All words are misfits; only their incongruities can be taken for granted. All metaphors are necessarily inadequate (nothing is precisely the same as anything else). When I tell Rødland that one of his newest photographs stymies me, he responds that I should think of its strangest attribute as “a swear word in a love poem.” Centered in the frame is the bust of a redheaded young man with a chiseled physiognomy; his head appears dense, drawn downward by its own weight. A playing card — the metaphorical swear word — affixed to his forehead immediately breaks my concentration.
“Something on Your Mind” is one of the popular names of this card trick. According to the trick’s logic, the redhead should have “on his mind” the number of the card. My sense, however, is that behind the youth’s impassive face lies little worth hypothesizing about. Reading his mind is not the point, nor is conveying (or even suggesting) his subjectivity the aim of this portrait. A swear word vulgarizes a love poem, demotes it to street level.

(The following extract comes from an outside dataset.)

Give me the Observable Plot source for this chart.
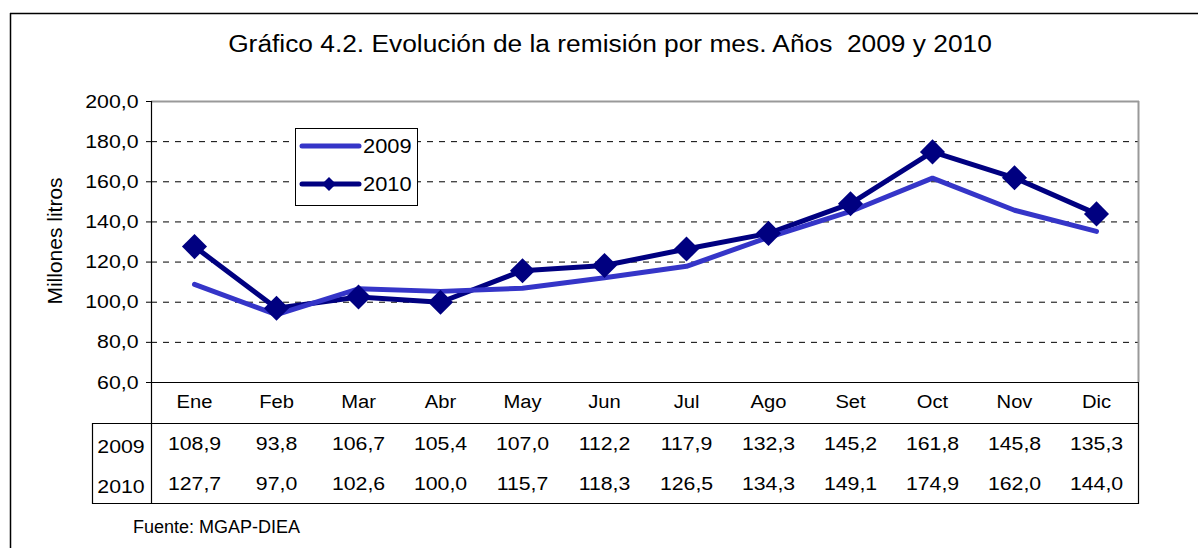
<!DOCTYPE html>
<html><head><meta charset="utf-8">
<script src="https://cdn.jsdelivr.net/npm/d3@7"></script>
<script src="https://cdn.jsdelivr.net/npm/@observablehq/plot@0.6"></script>
<style>
body{margin:0;background:#fff;}
svg{font-family:"Liberation Sans",Arial,sans-serif;}
</style>
</head><body><div id="chart"></div>
<script>
const months = ["Ene","Feb","Mar","Abr","May","Jun","Jul","Ago","Set","Oct","Nov","Dic"];
const v2009 = [108.9,93.8,106.7,105.4,107.0,112.2,117.9,132.3,145.2,161.8,145.8,135.3];
const v2010 = [127.7,97.0,102.6,100.0,115.7,118.3,126.5,134.3,149.1,174.9,162.0,144.0];
const seriesNames = ["2009","2010"];
const seriesColors = ["#3535c8","#000080"];
const yTicks = [60,80,100,120,140,160,180,200];
const titleText = "Gráfico 4.2. Evolución de la remisión por mes. Años  2009 y 2010";
const yLabelText = "Millones litros";
const sourceText = "Fuente: MGAP-DIEA";

const data = months.flatMap((m,i)=>[
  {month:m, year:seriesNames[0], value:v2009[i]},
  {month:m, year:seriesNames[1], value:v2010[i]}
]);
const fmt = v => d3.format(".1f")(v).replace(".", ",");

const W=1198, H=548, L=151, R=1139, T=101, B=382;
const diamond = {draw(ctx, size){const h=Math.sqrt(size/2); ctx.moveTo(0,-h); ctx.lineTo(h,0); ctx.lineTo(0,h); ctx.lineTo(-h,0); ctx.closePath();}};
const d2009 = data.filter(d=>d.year==="2009");
const d2010 = data.filter(d=>d.year==="2010");

const svg = Plot.plot({
  width:W, height:H, marginLeft:L, marginRight:W-R, marginTop:T, marginBottom:H-B,
  style:{fontFamily:'"Liberation Sans",Arial,sans-serif', fontSize:"19px", color:"#000", background:"#fff", overflow:"visible"},
  x:{type:"point", domain:months, padding:0.5, axis:null},
  y:{domain:[60,200], ticks:yTicks, tickFormat:fmt, tickSize:5, tickPadding:8, label:null},
  marks:[
    Plot.ruleY(yTicks.filter(t=>t>60 && t<200), {stroke:"#000", strokeDasharray:"6,6", strokeWidth:1}),
    Plot.line(d2010, {x:"month", y:"value", stroke:seriesColors[1], strokeWidth:5, strokeLinejoin:"round", strokeLinecap:"round"}),
    Plot.line(d2009, {x:"month", y:"value", stroke:seriesColors[0], strokeWidth:5, strokeLinejoin:"round", strokeLinecap:"round"}),
    Plot.dot(d2010, {x:"month", y:"value", symbol:diamond, r:10, fill:seriesColors[1], stroke:null}),
    Plot.text(months, {x:d=>d, text:d=>d, frameAnchor:"bottom", dy:25, fontSize:18, fill:"#000"}),
    Plot.text(d2009, {x:"month", text:d=>fmt(d.value), frameAnchor:"bottom", dy:67, fontSize:19, fill:"#000"}),
    Plot.text(d2010, {x:"month", text:d=>fmt(d.value), frameAnchor:"bottom", dy:107, fontSize:19, fill:"#000"})
  ]
});
document.getElementById("chart").appendChild(svg);

const g = d3.select(svg).append("g").attr("text-anchor","start");
const line = (x1,y1,x2,y2,stroke="#000",w=1) => g.append("line").attr("x1",x1).attr("y1",y1).attr("x2",x2).attr("y2",y2).attr("stroke",stroke).attr("stroke-width",w);
// outer frame
line(10.5,13,10.5,H,"#000",1.5);
line(10,13.5,W,13.5,"#000",1.5);
// plot border
line(L,101.5,R,101.5,"#999",2);
line(R-0.5,101,R-0.5,B,"#999",2);
// axes and table
line(L+0.5,101,L+0.5,503.5,"#000",1.2);
line(L,B+0.5,R,B+0.5,"#000",1.2);
line(92,423.5,R,423.5,"#000",1.2);
line(92,503.5,R,503.5,"#000",1.2);
line(92.5,423,92.5,504,"#000",1.2);
line(R-0.5,B,R-0.5,504,"#000",1.2);
// row labels
seriesNames.forEach((s,i)=>{
  g.append("text").attr("x",121).attr("y",446+i*40).attr("dy","0.35em").attr("text-anchor","middle").attr("font-size",19).attr("fill","#000").text(s);
});
// title
g.append("text").attr("x",610).attr("y",52).attr("text-anchor","middle").attr("font-size",23.5).attr("fill","#000").style("white-space","pre").text(titleText);
// y label
g.append("text").attr("class","nostretch").attr("transform","translate(62,241) rotate(-90)").attr("text-anchor","middle").attr("font-size",21).attr("fill","#000").text(yLabelText);
// source
g.append("text").attr("class","nostretch").attr("x",133).attr("y",533).attr("text-anchor","start").attr("font-size",18).attr("fill","#000").text(sourceText);
// legend
g.append("rect").attr("x",295.5).attr("y",128.5).attr("width",122).attr("height",77).attr("fill","#fff").attr("stroke","#000").attr("stroke-width",1);
seriesNames.forEach((s,i)=>{
  const yy = 146 + i*38;
  g.append("line").attr("x1",302).attr("y1",yy).attr("x2",359).attr("y2",yy).attr("stroke",seriesColors[i]).attr("stroke-width",5).attr("stroke-linecap","round");
  if(i===1) g.append("path").attr("d",`M329,${yy-7}L336,${yy}L329,${yy+7}L322,${yy}Z`).attr("fill",seriesColors[i]);
  g.append("text").attr("x",363).attr("y",yy).attr("dy","0.35em").attr("text-anchor","start").attr("font-size",19.5).attr("fill","#000").text(s);
});

// horizontal stretch of glyphs, as in the reference
const STRETCH = 1.12;
d3.select(svg).selectAll("text").each(function(){
  if (this.classList.contains("nostretch")) return;
  const tspans = this.querySelectorAll("tspan");
  const targets = tspans.length ? Array.from(tspans) : [this];
  targets.forEach(t => {
    const len = t.getComputedTextLength();
    if (len > 0) { t.setAttribute("textLength", len*STRETCH); t.setAttribute("lengthAdjust","spacingAndGlyphs"); }
  });
});
</script>
</body></html>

In the process, perhaps, the poem is redeemed, rescued from disingenuousness, or at least the use of bad metaphors. “Portraiture must be saved from its implied humanism,” Rødland e-mails me. A mood spoiler par excellence, the misfit playing card inhibits undue seriousness.

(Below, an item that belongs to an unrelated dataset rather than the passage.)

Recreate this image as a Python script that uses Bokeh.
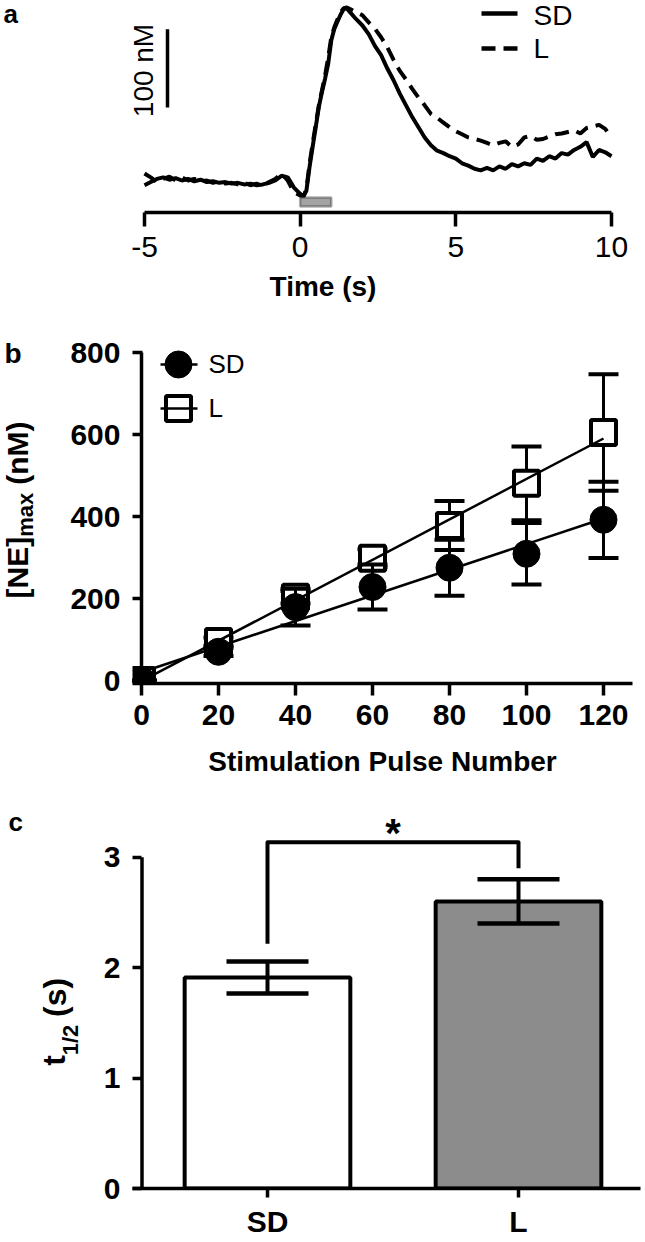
import numpy as np
from math import pi
from bokeh.plotting import figure
from bokeh.models import Range1d, Label, FixedTicker, BoxAnnotation, ColumnDataSource
from bokeh.layouts import column, row
from bokeh.embed import file_html
from bokeh.resources import INLINE

FONT = "Liberation Sans"

# ---------------- data: panel a (NE traces, nM relative to baseline) ----------------
time_s = [-5.0, -4.8, -4.6, -4.4, -4.2, -4.0, -3.8, -3.6, -3.4, -3.2, -3.0, -2.8, -2.6,
          -2.4, -2.2, -2.0, -1.8, -1.6, -1.4, -1.2, -1.0, -0.8, -0.6, -0.4, -0.2,
          0.0, 0.1, 0.2, 0.3, 0.4, 0.5, 0.6, 0.7, 0.8, 0.9, 1.0, 1.1, 1.2, 1.3, 1.4, 1.5, 1.6,
          1.8, 2.0, 2.2, 2.4, 2.6, 2.8, 3.0, 3.2, 3.4, 3.6, 3.8, 4.0, 4.2, 4.4, 4.6, 4.8,
          5.0, 5.2, 5.4, 5.6, 5.8, 6.0, 6.2, 6.4, 6.6, 6.8, 7.0, 7.2, 7.4, 7.6, 7.8, 8.0,
          8.2, 8.4, 8.6, 8.8, 9.0, 9.2, 9.4, 9.6, 9.8, 10.0]
sd_trace = [-6, -2, 2, 4, 1, 3, 0, 2, -1, 1, -2, -1, -3, -2, -4, -3, -5, -4, -6, -5, -3, 0, 6, 4, -9,
            -17, -20, -13, 17, 43, 68, 94, 113, 130, 149, 179, 194, 203, 212, 219, 220, 215,
            206, 198, 187, 172, 160, 143, 128, 111, 96, 81, 68, 55, 45, 38, 35, 31,
            28, 22, 19, 15, 13, 16, 13, 18, 15, 21, 18, 22, 20, 28, 25, 31,
            28, 35, 33, 39, 43, 49, 30, 39, 36, 31]
l_trace = [9, 4, -2, 2, 5, 0, 4, 0, 2, -1, 0, -3, -1, -4, -3, -5, -3, -6, -4, -7, -2, 2, 9, 0, -15,
           -19, -21, -11, 21, 47, 72, 96, 115, 134, 157, 183, 196, 206, 215, 220, 221, 219,
           215, 211, 202, 194, 183, 170, 154, 140, 129, 117, 106, 96, 85, 80, 74, 68,
           63, 59, 55, 53, 51, 48, 45, 48, 50, 43, 46, 55, 57, 52, 53, 56,
           59, 60, 62, 64, 60, 67, 69, 71, 66, 55]
stim_on, stim_off = 0.0, 1.0
time_ticks = [-5, 0, 5, 10]
time_tick_labels = ["-5", "0", "5", "10"]
scale_bar_nM = 100
trace_names = ["SD", "L"]

# ---------------- data: panel b ----------------
pulses = [0, 20, 40, 60, 80, 100, 120]
sd_max = [0, 70, 179, 228, 275, 309, 392]
sd_max_err = [0, 10, 45, 55, 68, 75, 93]
l_max = [0, 95, 203, 298, 378, 481, 605]
l_max_err = [0, 10, 15, 22, 60, 90, 142]
nm_ticks = [0, 200, 400, 600, 800]

# ---------------- data: panel c ----------------
groups = ["SD", "L"]
t_half = [1.91, 2.60]
t_half_err = [0.145, 0.20]
t_ticks = [0, 1, 2, 3]
signif = "*"

# ---------------- layout helpers ----------------
W = 645
MID = 0.3465   # text-box centre above the baseline, in em (Liberation Sans)
BOLD_W = {"[": .333, "]": .333, "N": .722, "E": .667, "m": .889, "a": .556, "x": .556,
          " ": .278, "(": .333, ")": .333, "n": .611, "M": .833, "t": .333, "1": .556,
          "/": .278, "2": .556, "s": .556}


def tw(text, size):
    return sum(BOLD_W.get(c, .6) for c in text) * size


class Geo:
    """maps page pixels to data coordinates for a frame"""
    def __init__(self, left, right, top, bottom, xr, yr):
        self.l, self.r, self.t, self.b = left, right, top, bottom
        self.xr, self.yr = xr, yr

    def x(self, px):
        return self.xr[0] + (px - self.l) * (self.xr[1] - self.xr[0]) / (self.r - self.l)

    def y(self, py):
        return self.yr[1] - (py - self.t) * (self.yr[1] - self.yr[0]) / (self.b - self.t)


def make_fig(fig_left, fig_top, width, height, g, **kw):
    p = figure(width=width, height=height, x_range=Range1d(*g.xr), y_range=Range1d(*g.yr),
               output_backend="svg", toolbar_location=None, title=None,
               min_border_left=g.l - fig_left, min_border_right=fig_left + width - g.r,
               min_border_top=g.t - fig_top, min_border_bottom=fig_top + height - g.b, **kw)
    p.outline_line_color = None
    p.grid.visible = False
    p.background_fill_color = "white"
    p.border_fill_color = "white"
    return p


def label_fig(width, fig_top, height, frame_top, frame_bottom):
    """axis-less figure beside a plot; its frame spans the same rows as that plot's frame"""
    g = Geo(0, width, frame_top, frame_bottom, (0, width), (0, frame_bottom - frame_top))
    p = figure(width=width, height=height, x_range=Range1d(*g.xr), y_range=Range1d(*g.yr),
               output_backend="svg", toolbar_location=None, title=None,
               x_axis_location=None, y_axis_location=None,
               min_border_left=0, min_border_right=0,
               min_border_top=frame_top - fig_top,
               min_border_bottom=fig_top + height - frame_bottom)
    p.outline_line_color = None
    p.grid.visible = False
    p.border_fill_color = "white"
    p.background_fill_color = "white"
    return p, g


def style_axis(ax, size, bold, lw=3.5):
    ax.axis_line_color = "black"
    ax.axis_line_width = lw
    ax.major_tick_line_color = "black"
    ax.major_tick_line_width = lw
    ax.minor_tick_line_color = None
    ax.major_label_text_font = FONT
    ax.major_label_text_font_size = f"{size}px"
    ax.major_label_text_font_style = "bold" if bold else "normal"
    ax.major_label_text_color = "black"
    ax.axis_label_text_font = FONT
    ax.axis_label_text_font_style = "bold"
    ax.axis_label_text_color = "black"


def label(p, g, px, baseline_py, text, size, bold=False, align="left"):
    """horizontal text; baseline given in page pixels"""
    p.add_layout(Label(x=g.x(px), y=g.y(baseline_py - MID * size), text=text, text_font=FONT,
                       text_font_size=f"{size}px", text_font_style="bold" if bold else "normal",
                       text_color="black", text_align=align, text_baseline="middle"))


def vlabel(p, g, baseline_px, center_py, text, size, bold=False):
    """text rotated 90 deg (reading upwards); baseline x and centre y in page pixels"""
    p.add_layout(Label(x=g.x(baseline_px - MID * size), y=g.y(center_py), text=text,
                       text_font=FONT, text_font_size=f"{size}px",
                       text_font_style="bold" if bold else "normal", text_color="black",
                       angle=pi / 2, text_align="center", text_baseline="middle"))


def vstack(p, g, center_py, pieces):
    """pieces: (text, size, baseline_px, gap_before); laid out bottom-to-top around center_py"""
    total = sum(tw(t, s) + gap for t, s, _, gap in pieces)
    start = center_py + total / 2
    for t, s, bx, gap in pieces:
        start -= gap
        w = tw(t, s)
        vlabel(p, g, bx, start - w / 2, t, s, bold=True)
        start -= w


# ================= panel a =================
PX_S = 31.13     # px per second
PX_NM = 0.783    # px per nM
A_H = 312
GA = Geo(0, W, 0, 212, (-5 - 144 / PX_S, 10 + (W - 611) / PX_S),
         (-(212 - 180) / PX_NM, 180 / PX_NM))
pa = make_fig(0, 0, W, A_H, GA, y_axis_location=None)
ax = pa.xaxis[0]
style_axis(ax, 30, False)
ax.bounds = (time_ticks[0], time_ticks[-1])
ax.ticker = FixedTicker(ticks=time_ticks)
ax.major_label_overrides = dict(zip(time_ticks, time_tick_labels))
ax.major_tick_out = 14
ax.major_tick_in = 0
ax.major_label_standoff = 10
ax.axis_label = "Time (s)"
ax.axis_label_text_font_size = "28px"
ax.axis_label_standoff = 11

pa.line(time_s, l_trace, line_color="black", line_width=4, line_dash="14 8")
pa.line(time_s, sd_trace, line_color="black", line_width=4)
pa.add_layout(BoxAnnotation(left=stim_on, right=stim_off, bottom=GA.y(206), top=GA.y(197),
                            fill_color="#a3a3a3", fill_alpha=1.0, line_color="black",
                            line_width=2.5))
# scale bar
sb_x = GA.x(167)
sb_bottom = GA.y(107)
pa.line([sb_x, sb_x], [sb_bottom, sb_bottom + scale_bar_nM], line_color="black", line_width=3.5)
vlabel(pa, GA, 153, 70, f"{scale_bar_nM} nM", 28)
# legend
for i, name in enumerate(trace_names):
    yy = GA.y(13 + 35 * i)
    pa.line([GA.x(481), GA.x(517)], [yy, yy], line_color="black", line_width=4.5,
            line_dash="solid" if i == 0 else "14 8")
    label(pa, GA, 533, 25 + 33 * i, name, 28)
label(pa, GA, 3, 23, "a", 26, bold=True)

# ================= panel b =================
B_TOP, B_H, B_LW = A_H, 474, 60
PX_P = 3.85   # px per pulse
PX_B = 0.41   # px per nM
GB = Geo(132, 632, 335, 683, ((132 - 141) / PX_P, (632 - 141) / PX_P),
         (-(683 - 680) / PX_B, 800 + (352 - 335) / PX_B))
pb = make_fig(B_LW, B_TOP, W - B_LW, B_H, GB)
bx = pb.xaxis[0]
style_axis(bx, 30, True)
bx.ticker = FixedTicker(ticks=pulses)
bx.major_tick_out = 12
bx.major_tick_in = 0
bx.major_label_standoff = 9
bx.axis_label = "Stimulation Pulse Number"
bx.axis_label_text_font_size = "28px"
bx.axis_label_standoff = 18
by = pb.yaxis[0]
style_axis(by, 30, True)
by.ticker = FixedTicker(ticks=nm_ticks)
by.axis_line_color = None
by.major_tick_in = 10
by.major_tick_out = 0
by.major_label_standoff = 12
pb.segment(x0=[0], y0=[GB.yr[0]], x1=[0], y1=[nm_ticks[-1]], line_color="black", line_width=3.5)

x_arr = np.array(pulses, dtype=float)
for mean, err, kind in ((l_max, l_max_err, "L"), (sd_max, sd_max_err, "SD")):
    m = np.array(mean, dtype=float)
    e = np.array(err, dtype=float)
    src = ColumnDataSource(dict(x=x_arr, y=m, lo=m - e, hi=m + e))
    pb.segment(x0="x", y0="lo", x1="x", y1="hi", source=src, line_color="black", line_width=3)
    pb.scatter("x", "lo", source=src, marker="dash", size=30, line_color="black", line_width=4)
    pb.scatter("x", "hi", source=src, marker="dash", size=30, line_color="black", line_width=4)
    if kind == "L":
        pb.scatter("x", "y", source=src, marker="square", size=25, fill_color="white",
                   line_color="black", line_width=4)
    else:
        pb.scatter("x", "y", source=src, marker="circle", size=27, fill_color="black",
                   line_color="black", line_width=1)
for mean in (l_max, sd_max):
    slope, icpt = np.polyfit(x_arr, np.array(mean, dtype=float), 1)
    xs = np.array([pulses[0], pulses[-1]], dtype=float)
    pb.line(xs, slope * xs + icpt, line_color="black", line_width=2.5)

# legend b
ly_sd, ly_l = GB.y(364), GB.y(408)
pb.scatter([GB.x(178)], [ly_sd], marker="circle", size=27, fill_color="black", line_color="black")
pb.scatter([GB.x(178)], [ly_l], marker="square", size=25, fill_color="white", line_color="black",
           line_width=4)
for yy in (ly_sd, ly_l):
    pb.line([GB.x(160), GB.x(197)], [yy, yy], line_color="black", line_width=2.5)
label(pb, GB, 208, 373, "SD", 26)
label(pb, GB, 208, 417, "L", 26)

lb, GLB = label_fig(B_LW, B_TOP, B_H, GB.t, GB.b)
label(lb, GLB, 4, 363, "b", 28, bold=True)
vstack(lb, GLB, 509.5, [("[NE]", 30, 27, 0), ("max", 22, 33, 0), ("(nM)", 30, 27, 8)])

# ================= panel c =================
C_TOP, C_H, C_LW = B_TOP + B_H, 454, 90
PX_G = 251    # px per group
PX_T = 111    # px per second
GC = Geo(132, 640, 811, 1190, (0.5 - (267 - 132) / PX_G, 0.5 + (640 - 267) / PX_G),
         (0, (1190 - 811) / PX_T))
pc = make_fig(C_LW, C_TOP, W - C_LW, C_H, GC)
gx = [i + 0.5 for i in range(len(groups))]
cx = pc.xaxis[0]
style_axis(cx, 30, True)
cx.ticker = FixedTicker(ticks=gx)
cx.major_label_overrides = dict(zip(gx, groups))
cx.major_tick_out = 9
cx.major_tick_in = 0
cx.major_label_standoff = 7
cy = pc.yaxis[0]
style_axis(cy, 30, True)
cy.ticker = FixedTicker(ticks=t_ticks)
cy.axis_line_color = None
cy.major_tick_in = 9
cy.major_tick_out = 0
cy.major_label_standoff = 12
pc.segment(x0=[0], y0=[t_ticks[0]], x1=[0], y1=[t_ticks[-1]], line_color="black", line_width=3.5)

th = np.array(t_half)
te = np.array(t_half_err)
csrc = ColumnDataSource(dict(x=gx, top=th, lo=th - te, hi=th + te,
                             color=["white", "#8c8c8c"]))
pc.vbar(x="x", top="top", bottom=0, width=0.66, source=csrc, fill_color="color",
        line_color="black", line_width=4)
pc.segment(x0="x", y0="lo", x1="x", y1="hi", source=csrc, line_color="black", line_width=4)
pc.scatter("x", "lo", source=csrc, marker="dash", size=82, line_color="black", line_width=4.5)
pc.scatter("x", "hi", source=csrc, marker="dash", size=82, line_color="black", line_width=4.5)
# significance bracket
br_top = GC.y(842)
leg_l = GC.y(944)
leg_r = GC.y(868)
pc.line([gx[0], gx[0], gx[1], gx[1]], [leg_l, br_top, br_top, leg_r], line_color="black",
        line_width=4, line_join="round")
pc.add_layout(Label(x=(gx[0] + gx[1]) / 2, y=GC.y(833), text=signif, text_font=FONT,
                    text_font_size="40px", text_font_style="bold", text_color="black",
                    text_align="center", text_baseline="middle"))

lc, GLC = label_fig(C_LW, C_TOP, C_H, GC.t, GC.b)
label(lc, GLC, 8, 831, "c", 26, bold=True)
vstack(lc, GLC, 1022.5, [("t", 32, 65, 0), ("1/2", 22, 78, 0), ("(s)", 32, 66, 8)])

layout = column(pa, row(lb, pb, spacing=0), row(lc, pc, spacing=0), spacing=0)
open("out.html", "w").write(file_html(layout, INLINE))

I Want to Live Innocent, the title of Rødland’s new book published by Steidl, suggests a desire to wipe the slate clean. The statement’s contradiction lies in the notion that wanting might lead to the opposite of wanting: that desire might enable freedom from desire. Thus, portraits are emptied of false insinuations by guileful gestures, rendered innocent by tricks. If this principle of reversal seems overly simplistic, it is. Look again at the redheaded boy, at the sunlight illuminating his curls, at his withdrawn expression. I feel slightly sorry for him but quickly realize the feeling is one of empathy rather than sympathy. The joke is on both of us, it would seem. Rødland’s images are strongly affective, and my inability to manage my own unavoidable emotional response leaves me feeling had, but still wondering whether I have, in fact, been tricked at all. Each photograph has an alibi; together, the images vouch for each other.
Take the atmospheric depiction of the coastline. The view is, no doubt, from Stavanger, Norway, where most of the photographs in I Want to Live Innocent were taken. In this image, the rising sun is interrupted, bisected by cloud cover. Its reflection melts into the water, which is at once placid and seething. Dark weather (though the sky is clearing) and steam (though the fog is lifting) evoke the aura of wonder that often envelops natural disaster. I have the distinct impression that an event is occurring, but its nature remains disturbingly ambiguous. Among the adjectives that fail me are “ominous” and “hopeful,” along with every other adjective I have employed in this paragraph. And yet, waxing poetic seems obligatory — I am again caught in Rødland’s double bind.
“Opposites must never cease to come together.” This aphorism (or axiom?) is one of Rødland’s favorites, and he has put it to me in several different ways during the years I have known him. What interests me most about this paradox is its assertion that opposites exist to begin with — its placement of opposites as originary entities that unceasingly converge. A host of binary oppositions spring to mind: light and dark (Rødland’s previous book with Steidl was titled White Planet Black Heart), beauty and ugliness, surface and depth, innocence and experience. An avid deconstructionist, I have been schooled to reject these sorts of classifications wholesale, but something about the quality of Rødland’s photographs compromises me, draws me back in. I find myself thinking in terms of beauty and ugliness, though I am sometimes confused about which is which. Frequently I become angry with myself for submitting to the seduction. Are Rødland’s images sadomasochistic? Or is this question simply another misplaced attempt to theorize them?
Identifying opposites proves to be a game that can’t be won. The picture of the puppy hunched over the hairy hand might be taken for an allegorical representation of harmony between weak and strong, but whether the puppy is eating from, or retching into, his owner’s cupped palm remains unclear. The devil is in the details. A deceptively obvious opposition is thrown into crisis — who gives and who receives? I want to assign vulnerability, even shame, to one member of the pair, but which one? Clearly, I am projecting. Puppy and owner stand innocent of all emotions conferred upon them. Rødland appears to have forced me to recognize my interpretations as belonging to me and not to the photograph, that clean slate.
No photograph is, in fact, a clean slate. The metaphor fails, as do they all. The diminutive dog cannot but move me on some level. Rødland chose it for precisely this reason. (Surely it moved Rødland, too, when he first caught sight of it.) Baffled by mixed messages, I will accuse Rødland of trickery. Quickly and efficiently, he will furnish proof of innocence.